4) N's Room (a.k.a. Welcome to Neverland) (Pokemon Black/White Version)
Team Plasma and their plans for world domination were doomed for failure from day one. Why? The group unanimously decided it would be best to place all of their faith in Natural Harmonia Gropius (rolls right off the tongue, right?), or "N" as his chums like to call him. He certainly covers all the standard paint-by-numbers criteria for an evil leader, but there was just one teensy snag that derailed everything: guy's got the mind of a child.
Intentional or purely coincidence, the developers took a page from Michael Jackson's Neverland, with N's room filled to the brim with children's toys and games (minus the incriminating appearance of Youngster and Bug Catcher trainers, naturally). All of this lends itself to the theory that N suffers from a severe case of Peter Pan syndrome; pretty psychologically heavy stuff for a game rated "E." Fortunately, N escapes his tortured life as "King Man-Child" with his legendary Pokemon, traveling to parts unknown. But knowing N, he probably went out to ransack a bunch of toy stores.
3) Hacking Off Slowpoke Tails = Profit (Pokemon Gold/Silver/Crystal Versions)
It's a question that has entered the mind of nearly every gamer: with no real world livestock in sight, do people eat Pokemon? Team Rocket answered this for us when they peddled fresh Slowpoke tails for the masses to devour upon discovering they secrete a sweet-tasting substance from the tips of their tails (you learn something disturbingly new every day). You can't say they don't jump on a profitable venture when they see one.
True, the Slowpokes' tails grew back over time, implying that they are a living renewable resource (thus opening a brand new chapter in Pokemon zoology). Regardless, it makes you think about the other Pokemon that are being exploited for food items. Somewhere, out there, there's a Rocket grunt selling fudge-dipped Mankey paws and glazed Snorlax spleens from a cooler inside his beat-up 1986 econovan.
2) Pokemon On an Open Fire (Pokemon Gold/Silver/Crystal Version)

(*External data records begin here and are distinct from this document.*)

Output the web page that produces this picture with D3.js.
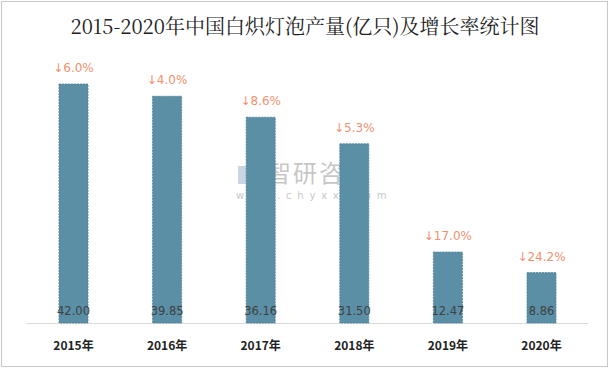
<!DOCTYPE html>
<html><head><meta charset="utf-8">
<script src="https://cdn.jsdelivr.net/npm/d3@7"></script>
<style>body{margin:0;background:#fff}svg{display:block}</style>
</head><body>
<script>
const categories = ["2015年","2016年","2017年","2018年","2019年","2020年"];
const values = [42.00, 39.85, 36.16, 31.50, 12.47, 8.86];
const growth = ["↓6.0%","↓4.0%","↓8.6%","↓5.3%","↓17.0%","↓24.2%"];
const valueLabels = ["42.00","39.85","36.16","31.50","12.47","8.86"];

const W = 610, H = 369;
const svg = d3.select("body").append("svg").attr("width", W).attr("height", H);
svg.append("rect").attr("x",1.5).attr("y",1.5).attr("width",606).attr("height",365)
  .attr("fill","#fff").attr("stroke","#c8c8c8");

svg.append("text").attr("x",305).attr("y",34).attr("text-anchor","middle")
  .attr("font-family","'Noto Serif CJK SC','Noto Sans CJK SC',serif").attr("font-size",20)
  .attr("fill","#222").text("2015-2020年中国白炽灯泡产量(亿只)及增长率统计图");

const x = d3.scaleBand().domain(categories).range([26.7, 588.3]).paddingInner(0.69).paddingOuter(0.345);
const y = d3.scaleLinear().domain([0, 45]).range([323, 323 - 45*5.69]);

// watermark
const wm = svg.append("g").attr("opacity",0.55);
wm.append("rect").attr("x",238).attr("y",166).attr("width",8).attr("height",18).attr("fill","#9fb3cc");
wm.append("rect").attr("x",248).attr("y",166).attr("width",12).attr("height",8).attr("fill","#7f9fc4");
wm.append("rect").attr("x",248).attr("y",176).attr("width",12).attr("height",8).attr("fill","#b8c8dc");
wm.append("text").attr("x",267).attr("y",182).attr("font-family","'Noto Sans CJK SC'").attr("font-size",24)
  .attr("fill","#999").attr("letter-spacing",2).text("智研咨询");
wm.append("text").attr("x",236).attr("y",199).attr("font-family","'DejaVu Sans'").attr("font-size",10)
  .attr("fill","#999").attr("letter-spacing",5.8).text("www.chyxx.com");

svg.append("line").attr("x1",26.7).attr("x2",588.3).attr("y1",323.5).attr("y2",323.5)
  .attr("stroke","#d9d9d9");

svg.selectAll("rect.bar").data(values).join("rect").attr("class","bar")
  .attr("x",(d,i)=>x(categories[i])).attr("width",x.bandwidth())
  .attr("y",d=>y(d)).attr("height",d=>y(0)-y(d))
  .attr("fill","#5B8FA6").attr("stroke","#4d7f96").attr("stroke-dasharray","2,1").attr("stroke-width",0.8);

svg.selectAll("text.val").data(valueLabels).join("text").attr("class","val")
  .attr("x",(d,i)=>x(categories[i])+x.bandwidth()/2).attr("y",315)
  .attr("text-anchor","middle").attr("font-family","'DejaVu Sans',sans-serif").attr("font-size",11.5)
  .attr("fill","#404040").text(d=>d);

svg.selectAll("text.gr").data(growth).join("text").attr("class","gr")
  .attr("x",(d,i)=>x(categories[i])+x.bandwidth()/2).attr("y",(d,i)=>y(values[i])-12)
  .attr("text-anchor","middle").attr("font-family","'DejaVu Sans',sans-serif").attr("font-size",12)
  .attr("fill","#F0906E").text(d=>d);

const xa = svg.append("g").attr("transform","translate(0,323)")
  .call(d3.axisBottom(x).tickSize(0).tickPadding(18));
xa.select(".domain").remove();
xa.selectAll("text").attr("font-family","'Noto Sans CJK SC',sans-serif").attr("font-size",12)
  .attr("font-weight","bold").attr("fill","#222");
</script>
</body></html>
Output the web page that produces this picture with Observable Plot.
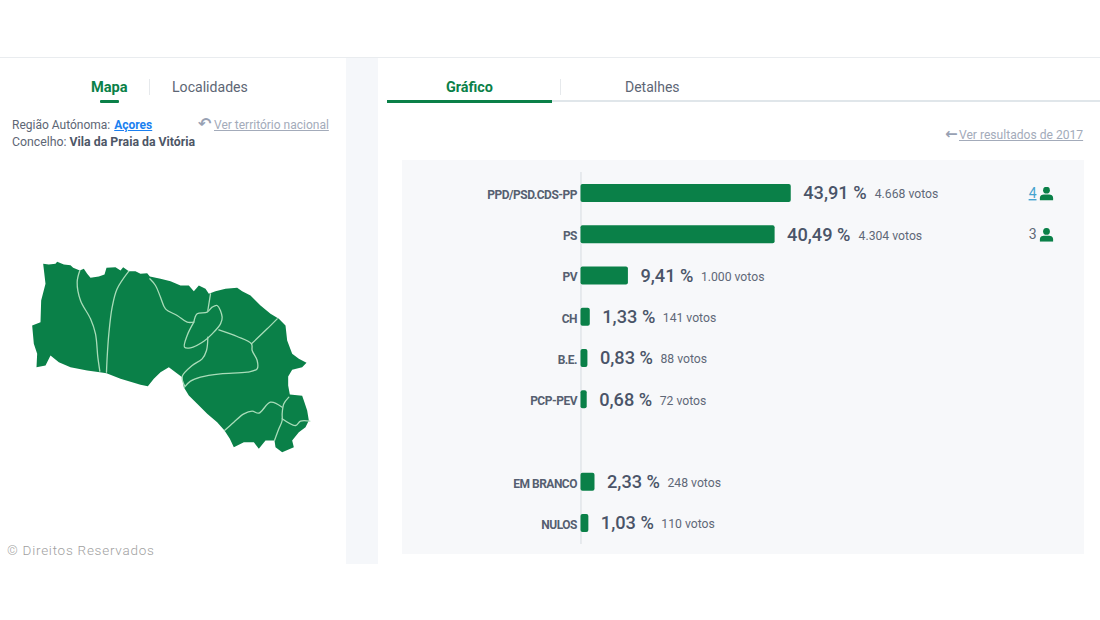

The Legendary Dogs. The Legendary "Dammit, get in the f**king PokeBall already!" Call them what you will, but the Legendary Beasts -- Entei, Raikou and Suicune -- are a part of the mythos of the Johto region. Now, as geeks, we've played enough video games to know that legendary creatures always have epic origin stories. And this time is no different. The Legendary Dogs sprung up from the charred remains of Pokemon that were caught in a disastrous blaze.
Yeah, they were given a second lease on life as omnipotent beasts, but being burned alive is still being burned alive no matter how hard one tries to soften the blow. And it's hard to shake the image of three tiny Pokemon running around in erratic circles, screeching their names in anguish as their skin is seared like a roast pig over a flaming spit. It's easy to see that Nintendo was trying to add some subtle shock value to the series, probably hoping to shed its childish stigma. For now, it's best to leave the burning of Pokemon to overzealous and misinformed television evangelists denouncing the franchise as the devil's work.
1) Pokemon Can Die?! (Pokemon Red/Blue/Yellow Version)
Pokemon is targeted at kids. And what do kids like? Cute and endearing characters that promote the virtue of friendship. And what's the worst possible thing to do with said characters? Kill them. And what does Nintendo do? Shake some serious shit up and create Pokemon Tower: a massive graveyard with wall-to-wall gravestones that drive home the shocking and universal truth that even Ash's companion Pikachu is susceptible to Death's cold embrace.
Who was the Game Freak employee charged with designing this stage (and concept)? It must have been a much older, bitter game developer. You know, that hermity-looking skeleton who sits all the way at the end of the conference table mumbling profanities under his breath while damning children, cuddly animals and good will towards man. And Pokemon Tower was his magnum opus of misery.